What to do:
Restate the data exactly as given and keep the pictures out.

Given data:
________________________

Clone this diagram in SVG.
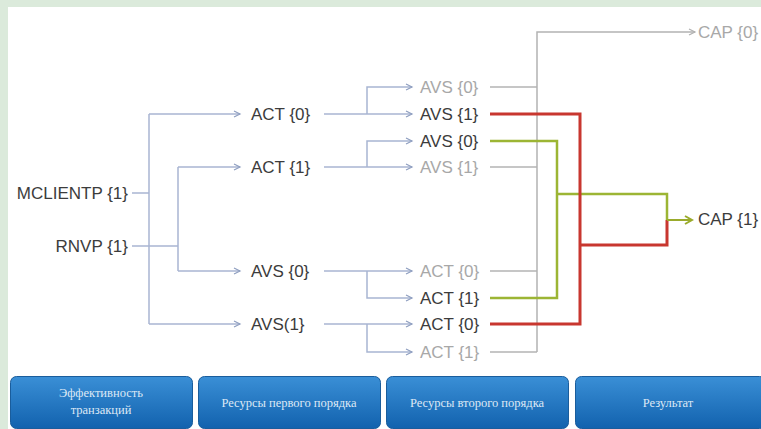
<svg xmlns="http://www.w3.org/2000/svg" width="761" height="429" viewBox="0 0 761 429">
<defs>
<marker id="ah" markerWidth="10" markerHeight="10" refX="8" refY="5" orient="auto" markerUnits="userSpaceOnUse">
<path d="M2,2 L8,5 L2,8" fill="none" stroke="#8f9fc0" stroke-width="1.2"/>
</marker>
<marker id="ahg" markerWidth="10" markerHeight="10" refX="8" refY="5" orient="auto" markerUnits="userSpaceOnUse">
<path d="M2,2 L8,5 L2,8" fill="none" stroke="#b0b0b0" stroke-width="1.2"/>
</marker>
<marker id="aho" markerWidth="12" markerHeight="12" refX="10" refY="6" orient="auto" markerUnits="userSpaceOnUse">
<path d="M3,2 L10,6 L3,10" fill="none" stroke="#9aab2c" stroke-width="2"/>
</marker>
<linearGradient id="bg" x1="0" y1="0" x2="0" y2="1">
<stop offset="0" stop-color="#3a8fd6"/>
<stop offset="1" stop-color="#1262ae"/>
</linearGradient>
</defs>
<style>
.t{font-family:"Liberation Sans",Arial,sans-serif;font-size:17px;dominant-baseline:central}
.d{fill:#3c3c3c}
.g{fill:#a8a8a8}
.c{fill:none;stroke:#a8b5d2;stroke-width:1.5}
.cg{fill:none;stroke:#b3b3b3;stroke-width:1.5}
.r{fill:none;stroke:#c8372f;stroke-width:3}
.gr{fill:none;stroke:#9cb534;stroke-width:2.5}
.box{fill:url(#bg);stroke:#1a5d9c;stroke-width:1}
.bt{font-family:"Liberation Serif","Times New Roman",serif;font-size:12.5px;fill:#dde8f5;text-anchor:middle}
</style>
<rect x="0" y="0" width="761" height="429" fill="#ffffff"/>
<rect x="0" y="0" width="761" height="7" fill="#dbeadb"/>
<rect x="0" y="0" width="8" height="429" fill="#dbeadb"/>

<g id="connectors">
<path class="c" d="M132,193 H149"/>
<path class="c" d="M132,246 H178"/>
<path class="c" d="M149,114 V324"/>
<path class="c" d="M178,167 V271"/>
<path class="c" d="M149,114 H240" marker-end="url(#ah)"/>
<path class="c" d="M178,167 H240" marker-end="url(#ah)"/>
<path class="c" d="M178,271 H240" marker-end="url(#ah)"/>
<path class="c" d="M149,324 H240" marker-end="url(#ah)"/>
<path class="c" d="M324,114 H412" marker-end="url(#ah)"/>
<path class="c" d="M367,114 V87 H412" marker-end="url(#ah)"/>
<path class="c" d="M324,167 H412" marker-end="url(#ah)"/>
<path class="c" d="M367,167 V141 H412" marker-end="url(#ah)"/>
<path class="c" d="M324,271 H412" marker-end="url(#ah)"/>
<path class="c" d="M367,271 V298 H412" marker-end="url(#ah)"/>
<path class="c" d="M324,324 H412" marker-end="url(#ah)"/>
<path class="c" d="M367,324 V352 H412" marker-end="url(#ah)"/>
<path class="cg" d="M490,87 H537"/>
<path class="cg" d="M490,167 H537"/>
<path class="cg" d="M490,271 H537"/>
<path class="cg" d="M490,352 H537"/>
<path class="cg" d="M537,352 V32 H695" marker-end="url(#ahg)"/>
<path class="gr" d="M490,141 H557 V298 H490"/>
<path class="gr" d="M557,194 H667 V220"/>
<path class="r" d="M490,114 H580 V324 H490"/>
<path class="r" d="M580,245 H667 V220"/>
<path d="M667,220 H692" fill="none" stroke="#9aab2c" stroke-width="2" marker-end="url(#aho)"/>
</g>

<g id="n-mclientp"><text class="t d" x="128" y="193" text-anchor="end">MCLIENTP {1}</text></g>
<g id="n-rnvp"><text class="t d" x="128" y="246" text-anchor="end">RNVP {1}</text></g>
<g id="n-act0"><text class="t d" x="251" y="114">ACT {0}</text></g>
<g id="n-act1"><text class="t d" x="251" y="167">ACT {1}</text></g>
<g id="n-avs0"><text class="t d" x="251" y="271">AVS {0}</text></g>
<g id="n-avs1"><text class="t d" x="251" y="324">AVS(1}</text></g>
<g id="n-r1"><text class="t g" x="420" y="87">AVS {0}</text></g>
<g id="n-r2"><text class="t d" x="420" y="114">AVS {1}</text></g>
<g id="n-r3"><text class="t d" x="420" y="141">AVS {0}</text></g>
<g id="n-r4"><text class="t g" x="420" y="167">AVS {1}</text></g>
<g id="n-r5"><text class="t g" x="420" y="271">ACT {0}</text></g>
<g id="n-r6"><text class="t d" x="420" y="298">ACT {1}</text></g>
<g id="n-r7"><text class="t d" x="420" y="324">ACT {0}</text></g>
<g id="n-r8"><text class="t g" x="420" y="352">ACT {1}</text></g>
<g id="n-cap0"><text class="t g" x="698" y="32">CAP {0}</text></g>
<g id="n-cap1"><text class="t d" x="698" y="219">CAP {1}</text></g>

<g id="b1"><rect class="box" x="10.5" y="376.5" width="182" height="52" rx="6"/>
<text class="bt" x="101" y="397">Эффективность</text><text class="bt" x="101" y="414">транзакций</text></g>
<g id="b2"><rect class="box" x="198.5" y="376.5" width="182" height="52" rx="6"/>
<text class="bt" x="289" y="407">Ресурсы первого порядка</text></g>
<g id="b3"><rect class="box" x="386.5" y="376.5" width="182" height="52" rx="6"/>
<text class="bt" x="477" y="407">Ресурсы второго порядка</text></g>
<g id="b4"><rect class="box" x="575.5" y="376.5" width="190" height="52" rx="6"/>
<text class="bt" x="668" y="407">Результат</text></g>
</svg>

________________________

Result:
Clone this diagram in SVG.
<svg xmlns="http://www.w3.org/2000/svg" width="761" height="429" viewBox="0 0 761 429">
<defs>
<marker id="ah" markerWidth="10" markerHeight="10" refX="8" refY="5" orient="auto" markerUnits="userSpaceOnUse">
<path d="M2,2 L8,5 L2,8" fill="none" stroke="#8f9fc0" stroke-width="1.2"/>
</marker>
<marker id="ahg" markerWidth="10" markerHeight="10" refX="8" refY="5" orient="auto" markerUnits="userSpaceOnUse">
<path d="M2,2 L8,5 L2,8" fill="none" stroke="#b0b0b0" stroke-width="1.2"/>
</marker>
<marker id="aho" markerWidth="12" markerHeight="12" refX="10" refY="6" orient="auto" markerUnits="userSpaceOnUse">
<path d="M3,2 L10,6 L3,10" fill="none" stroke="#9aab2c" stroke-width="2"/>
</marker>
<linearGradient id="bg" x1="0" y1="0" x2="0" y2="1">
<stop offset="0" stop-color="#3a8fd6"/>
<stop offset="1" stop-color="#1262ae"/>
</linearGradient>
</defs>
<style>
.t{font-family:"Liberation Sans",Arial,sans-serif;font-size:17px;dominant-baseline:central}
.d{fill:#3c3c3c}
.g{fill:#a8a8a8}
.c{fill:none;stroke:#a8b5d2;stroke-width:1.5}
.cg{fill:none;stroke:#b3b3b3;stroke-width:1.5}
.r{fill:none;stroke:#c8372f;stroke-width:3}
.gr{fill:none;stroke:#9cb534;stroke-width:2.5}
.box{fill:url(#bg);stroke:#1a5d9c;stroke-width:1}
.bt{font-family:"Liberation Serif","Times New Roman",serif;font-size:12.5px;fill:#dde8f5;text-anchor:middle}
</style>
<rect x="0" y="0" width="761" height="429" fill="#ffffff"/>
<rect x="0" y="0" width="761" height="7" fill="#dbeadb"/>
<rect x="0" y="0" width="8" height="429" fill="#dbeadb"/>

<g id="connectors">
<path class="c" d="M132,193 H149"/>
<path class="c" d="M132,246 H178"/>
<path class="c" d="M149,114 V324"/>
<path class="c" d="M178,167 V271"/>
<path class="c" d="M149,114 H240" marker-end="url(#ah)"/>
<path class="c" d="M178,167 H240" marker-end="url(#ah)"/>
<path class="c" d="M178,271 H240" marker-end="url(#ah)"/>
<path class="c" d="M149,324 H240" marker-end="url(#ah)"/>
<path class="c" d="M324,114 H412" marker-end="url(#ah)"/>
<path class="c" d="M367,114 V87 H412" marker-end="url(#ah)"/>
<path class="c" d="M324,167 H412" marker-end="url(#ah)"/>
<path class="c" d="M367,167 V141 H412" marker-end="url(#ah)"/>
<path class="c" d="M324,271 H412" marker-end="url(#ah)"/>
<path class="c" d="M367,271 V298 H412" marker-end="url(#ah)"/>
<path class="c" d="M324,324 H412" marker-end="url(#ah)"/>
<path class="c" d="M367,324 V352 H412" marker-end="url(#ah)"/>
<path class="cg" d="M490,87 H537"/>
<path class="cg" d="M490,167 H537"/>
<path class="cg" d="M490,271 H537"/>
<path class="cg" d="M490,352 H537"/>
<path class="cg" d="M537,352 V32 H695" marker-end="url(#ahg)"/>
<path class="gr" d="M490,141 H557 V298 H490"/>
<path class="gr" d="M557,194 H667 V220"/>
<path class="r" d="M490,114 H580 V324 H490"/>
<path class="r" d="M580,245 H667 V220"/>
<path d="M667,220 H692" fill="none" stroke="#9aab2c" stroke-width="2" marker-end="url(#aho)"/>
</g>

<g id="n-mclientp"><text class="t d" x="128" y="193" text-anchor="end">MCLIENTP {1}</text></g>
<g id="n-rnvp"><text class="t d" x="128" y="246" text-anchor="end">RNVP {1}</text></g>
<g id="n-act0"><text class="t d" x="251" y="114">ACT {0}</text></g>
<g id="n-act1"><text class="t d" x="251" y="167">ACT {1}</text></g>
<g id="n-avs0"><text class="t d" x="251" y="271">AVS {0}</text></g>
<g id="n-avs1"><text class="t d" x="251" y="324">AVS(1}</text></g>
<g id="n-r1"><text class="t g" x="420" y="87">AVS {0}</text></g>
<g id="n-r2"><text class="t d" x="420" y="114">AVS {1}</text></g>
<g id="n-r3"><text class="t d" x="420" y="141">AVS {0}</text></g>
<g id="n-r4"><text class="t g" x="420" y="167">AVS {1}</text></g>
<g id="n-r5"><text class="t g" x="420" y="271">ACT {0}</text></g>
<g id="n-r6"><text class="t d" x="420" y="298">ACT {1}</text></g>
<g id="n-r7"><text class="t d" x="420" y="324">ACT {0}</text></g>
<g id="n-r8"><text class="t g" x="420" y="352">ACT {1}</text></g>
<g id="n-cap0"><text class="t g" x="698" y="32">CAP {0}</text></g>
<g id="n-cap1"><text class="t d" x="698" y="219">CAP {1}</text></g>

<g id="b1"><rect class="box" x="10.5" y="376.5" width="182" height="52" rx="6"/>
<text class="bt" x="101" y="397">Эффективность</text><text class="bt" x="101" y="414">транзакций</text></g>
<g id="b2"><rect class="box" x="198.5" y="376.5" width="182" height="52" rx="6"/>
<text class="bt" x="289" y="407">Ресурсы первого порядка</text></g>
<g id="b3"><rect class="box" x="386.5" y="376.5" width="182" height="52" rx="6"/>
<text class="bt" x="477" y="407">Ресурсы второго порядка</text></g>
<g id="b4"><rect class="box" x="575.5" y="376.5" width="190" height="52" rx="6"/>
<text class="bt" x="668" y="407">Результат</text></g>
</svg>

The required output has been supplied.